Court gavel at desk scene.

In her opinion, Maryland judge Stephanie A. Gallagher ruled that the prison work program was rehabilitative and the workers aren’t employees of the county, and therefore they are not covered by the Fair Labor Standards Act. | Aerial Mike/Shutterstock

Local governments don’t have to pay minimum wage or overtime to prison inmates who are sorting recyclables at MRFs, regardless of whether the recycling program financially benefits from the cheap labor, a federal judge ruled. 

The June 9 decision was handed down by U.S. District Court Judge Stephanie A. Gallagher, who was ruling in a case over a publicly owned MRF in Baltimore County, Md. The Daily Record newspaper first reported the opinion.

In January 2021, Michael Scott of Essex, Md. filed a class-action lawsuit against Baltimore County, alleging the county was violating the federal Fair Labor Standards Act (FLSA) and its state law equivalent by failing to pay minimum wage and overtime when inmates worked at the county’s MRF. The lawsuit was filed in U.S. District Court in Maryland. 

The county’s Community Corrections Program operates a work detail program through which inmates sort recyclables at the MRF, among other county-supervised tasks. Gallagher’s opinion noted that work assignments typically last nine to 10 hours per day, except for during the holiday season, when recyclables volumes increase and they work 11 to 12 hours a day. The inmates worked alongside temporary employees of the county getting paid minimum wage and working fewer hours. 

Gallagher noted difficult working conditions, with inmates who were not provided enough food or clothing sometimes grabbing food off the conveyor belt to eat or snagging clothes that had been discarded to stay warm. Those on work detail received $20 per day, along with some opportunities and credits to reduce their remaining time served, the judge noted. 

Employment or rehabilitation?

Gallagher wrote that the heart of the case was whether their work outside the walls of the prison constitutes “employment,” giving them rights under the FLSA. 

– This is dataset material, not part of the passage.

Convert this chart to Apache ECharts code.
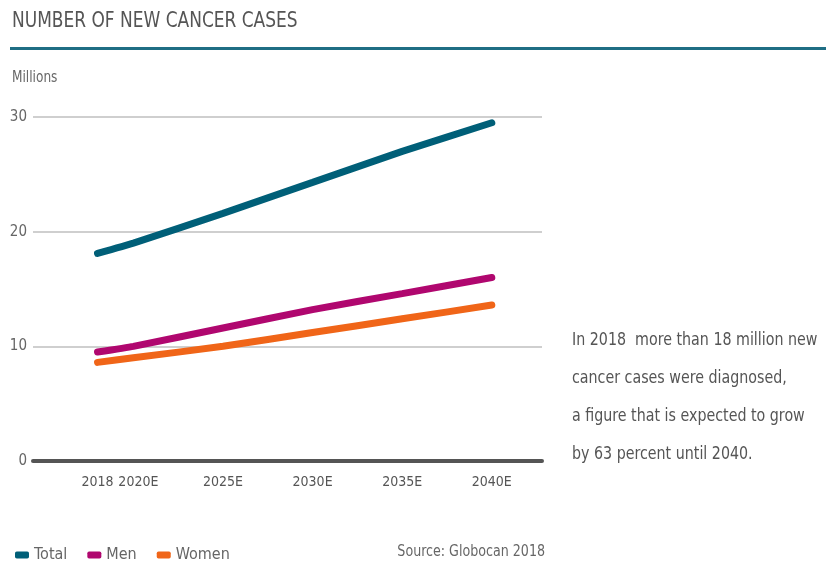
<!DOCTYPE html>
<html>
<head>
<meta charset="utf-8">
<script src="https://cdn.jsdelivr.net/npm/echarts@6/dist/echarts.min.js"></script>
<style>
  html, body { margin: 0; padding: 0; background: #fff; }
  #chart { width: 826px; height: 565px; }
</style>
</head>
<body>
<div id="chart"></div>
<script>
// years on the x axis and the labels shown under them
const years = [2018, 2020, 2025, 2030, 2035, 2040]
const yearLabels = ['2018', '2020E', '2025E', '2030E', '2035E', '2040E']
// new cases, millions
const total = [18.1, 19.0, 21.6, 24.3, 27.0, 29.5]
const men = [9.5, 10.0, 11.6, 13.2, 14.6, 16.0]
const women = [8.6, 9.0, 10.0, 11.2, 12.4, 13.6]
const yTicks = [0, 10, 20, 30]

const FONT = '"DejaVu Sans Condensed", "Liberation Sans Narrow", sans-serif'
const colors = { total: '#005f78', men: '#b0076f', women: '#f06518' }

const chart = echarts.init(document.getElementById('chart'))

const mkSeries = (name, data, color) => ({
  name,
  type: 'line',
  data: years.map((y, i) => [y, data[i]]),
  smooth: 0.15,
  symbol: 'none',
  lineStyle: { color, width: 7, cap: 'round' },
  itemStyle: { color },
})

const option = {
  animation: false,
  textStyle: { fontFamily: FONT },
  grid: { left: 33, right: 284, top: 117, bottom: 104 },
  xAxis: {
    type: 'value',
    min: 2014.4,
    max: 2042.8,
    splitLine: { show: false },
    axisLine: { show: true, onZero: true, lineStyle: { color: '#555', width: 4 } },
    axisTick: { show: false },
    axisLabel: {
      customValues: years,
      formatter: (v) => {
        const i = years.indexOf(Math.round(v))
        if (i < 0) return ''
        return i === 1 ? '{r|' + yearLabels[i] + '}' : yearLabels[i]
      },
      rich: { r: { padding: [0, 0, 0, 10], fontSize: 14, color: '#555' } },
      color: '#555',
      fontSize: 14,
      fontFamily: FONT,
      margin: 14,
    },
  },
  yAxis: {
    type: 'value',
    min: 0,
    max: 30,
    interval: 10,
    axisLine: { show: false },
    axisTick: { show: false },
    axisLabel: {
      customValues: yTicks,
      color: '#666',
      fontSize: 15,
      fontFamily: FONT,
      margin: 6,
    },
    splitLine: { lineStyle: { color: '#cfcfcf', width: 2 } },
  },
  legend: {
    left: 10,
    top: 542,
    icon: 'roundRect',
    itemWidth: 14,
    itemHeight: 7,
    itemGap: 20,
    textStyle: { color: '#666', fontSize: 16, fontFamily: FONT },
    data: ['Total', 'Men', 'Women'],
  },
  graphic: [
    {
      type: 'text', x: 12, y: 11, scaleX: 0.9,
      style: { text: 'NUMBER OF NEW CANCER CASES', fill: '#555', font: '21px ' + FONT },
    },
    {
      type: 'rect', left: 10, top: 47,
      shape: { width: 816, height: 3 },
      style: { fill: '#1f6e84' },
    },
    {
      type: 'text', x: 12, y: 71, scaleX: 0.9,
      style: { text: 'Millions', fill: '#666', font: '15px ' + FONT },
    },
    {
      type: 'text', x: 572, y: 321, scaleX: 0.88,
      style: {
        text: 'In 2018  more than 18 million new\ncancer cases were diagnosed,\na figure that is expected to grow\nby 63 percent until 2040.',
        fill: '#555',
        font: '18px ' + FONT,
        lineHeight: 38,
      },
    },
    {
      type: 'text', x: 545, y: 544, scaleX: 0.88,
      style: { text: 'Source: Globocan 2018', fill: '#666', font: '16px ' + FONT, align: 'right' },
    },
  ],
  series: [
    mkSeries('Total', total, colors.total),
    mkSeries('Men', men, colors.men),
    mkSeries('Women', women, colors.women),
  ],
}

chart.setOption(option)
window.addEventListener('resize', () => chart.resize())
</script>
</body>
</html>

She decided that it doesn’t, finding that inmate work programs either inside or outside prison walls involve a degree of control unlike typical employment relationships. It didn’t matter that the county sought to use their cheap labor to reduce costs and improve the financial results at the MRF, she wrote, or that the county had a quota for how many inmates it needed to work the MRF.

“Despite Plaintiffs’ evidence of the County’s economic motivations, the program provided structure to inmates’ days, provided inmates with work experience, provided pay (albeit very little) to inmates, and provided other benefits, such as institutional credits for time served – all of which demonstrate a rehabilitative purpose,” she wrote, adding that evidence indicated the work detail was voluntary and inmates wouldn’t have to work the MRF if they refused. 

In terms of the working conditions, Gallagher noted that other courts have determined that “FLSA is not the appropriate tool to remedy a prison’s failures to meet the basic needs of its inmates.” The Constitution requires jails to provide basic needs for inmates, she wrote, but the FLSA doesn’t require those inmates be paid minimum wage or ensure they have a minimum standard of living. 

An attorney for the plaintiffs told The Daily Record they plan to appeal.